Efficient solutions of large-scale, ill-conditioned and indefinite algebraic equations are ubiquitously needed in numerous computational fields, including multiphysics simulations, machine learning, and data science. Because of their robustness and accuracy, direct solvers are crucial components in building a scalable solver toolchain.
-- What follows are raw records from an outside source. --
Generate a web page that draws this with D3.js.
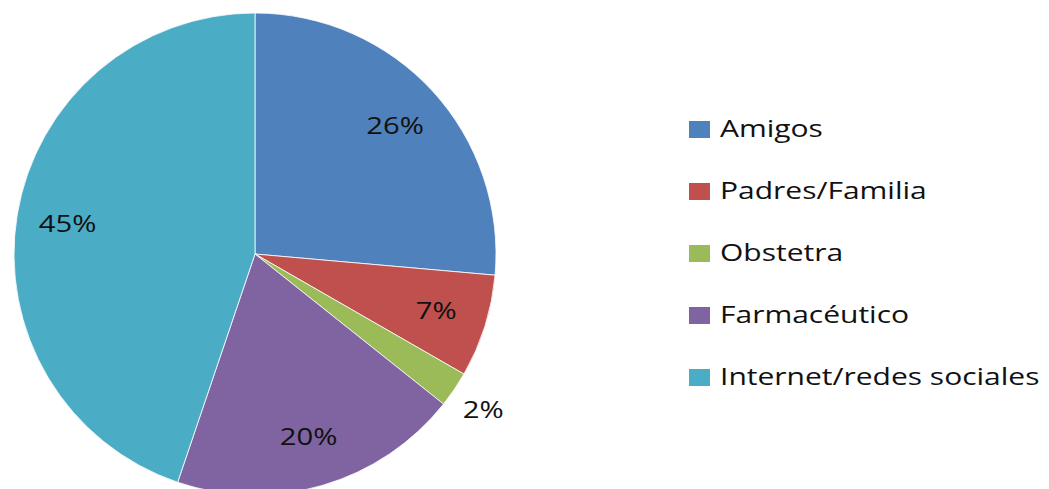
<!DOCTYPE html>
<html>
<head>
<meta charset="utf-8">
<script src="https://cdn.jsdelivr.net/npm/d3@7"></script>
<style>
  body { margin: 0; background: #fff; }
  svg { display: block; }
  text { font-family: "Open Sans", sans-serif; fill: #111; }
</style>
</head>
<body>
<svg width="1049" height="489"></svg>
<script>
// data
var categories = ["Amigos", "Padres/Familia", "Obstetra", "Farmacéutico", "Internet/redes sociales"];
var values = [26.4, 6.9, 2.4, 19.5, 44.8];
var labels = ["26%", "7%", "2%", "20%", "45%"];
var colors = ["#4F81BD", "#C0504D", "#9BBB59", "#8064A2", "#4BACC6"];

var svg = d3.select("svg"),
	cx = 255, cy = 254, radius = 241;

var pie = d3.pie().sort(null).value(d => d);
var arcs = pie(values);

var arc = d3.arc().innerRadius(0).outerRadius(radius);
var labelArc = d3.arc().innerRadius(190).outerRadius(190);
var outerArc = d3.arc().innerRadius(276).outerRadius(276);

var color = d3.scaleOrdinal().domain(categories).range(colors);

var g = svg.append("g")
	.attr("transform", "translate(" + cx + "," + cy + ")");

g.selectAll(".slice")
	.data(arcs)
	.enter().append("path")
	.attr("class", "slice")
	.attr("d", arc)
	.attr("fill", (d, i) => color(categories[i]))
	.attr("stroke", "#fff")
	.attr("stroke-width", 0.8);

// percentage labels, small slice goes outside
g.selectAll(".lbl")
	.data(arcs)
	.enter().append("text")
	.attr("class", "lbl")
	.attr("transform", d => "translate(" + (d.value < 5 ? outerArc : labelArc).centroid(d) + ") scale(1.22,1)")
	.attr("text-anchor", "middle")
	.attr("dy", "0.35em")
	.style("font-size", "24px")
	.text((d, i) => labels[i]);

// legend
var legend = svg.append("g")
	.attr("transform", "translate(689,129)");

var row = legend.selectAll(".row")
	.data(categories)
	.enter().append("g")
	.attr("class", "row")
	.attr("transform", (d, i) => "translate(0," + (i * 62) + ")");

row.append("rect")
	.attr("x", 0)
	.attr("y", -8)
	.attr("width", 21)
	.attr("height", 17)
	.attr("fill", d => color(d));

row.append("text")
	.attr("transform", "translate(31,0) scale(1.25,1)")
	.attr("dy", "0.35em")
	.style("font-size", "24px")
	.text(d => d);
</script>
</body>
</html>
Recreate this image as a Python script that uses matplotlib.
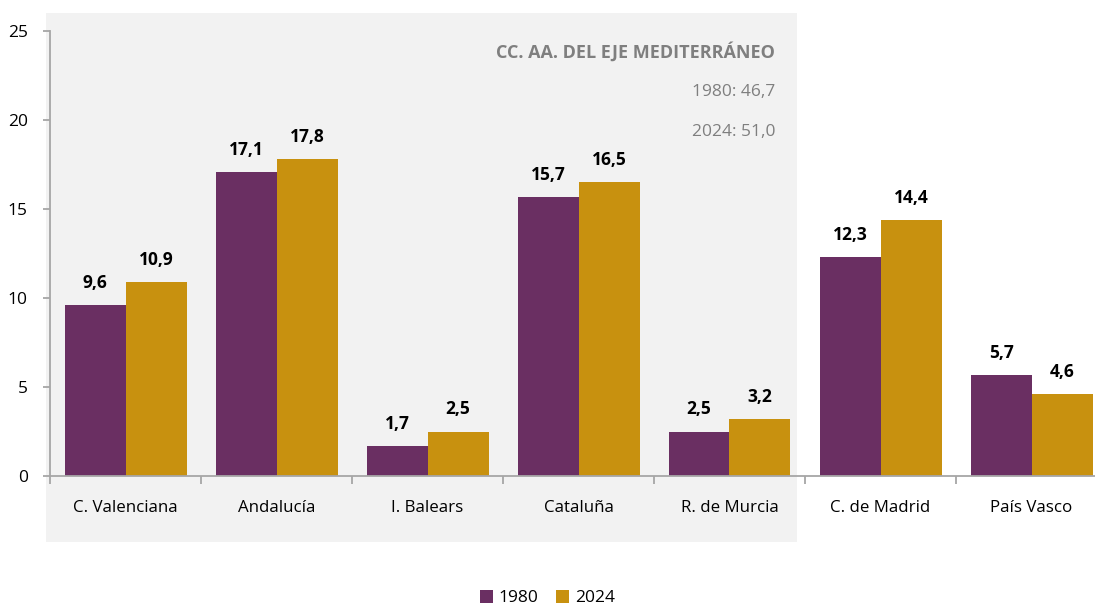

In this article, we will review recent advances of sparse direct solvers along two axes: 1) reducing communication and latency costs in both task- and data-parallel settings, and 2) reducing computational complexity via low-rank and other compression techniques such as hierarchical matrix algebra. In addition to algorithmic principles, we also illustrate the key parallelization challenges and best practices to deliver high speed and reliability on modern heterogeneous parallel machines.

翻译：大规模、病态及不定代数方程的高效求解在众多计算领域中普遍存在需求，包括多物理场仿真、机器学习与数据科学。由于其鲁棒性与精确性，直接求解器在构建可扩展求解器工具链中至关重要。本文将从两个维度综述稀疏直接求解器的最新进展：1）在任务并行与数据并行环境中降低通信与延迟开销；2）通过低秩及其他压缩技术（如层次矩阵代数）降低计算复杂度。除算法原理外，本文还将阐述关键并行化挑战及在现代异构并行机器上实现高速度与可靠性的最佳实践。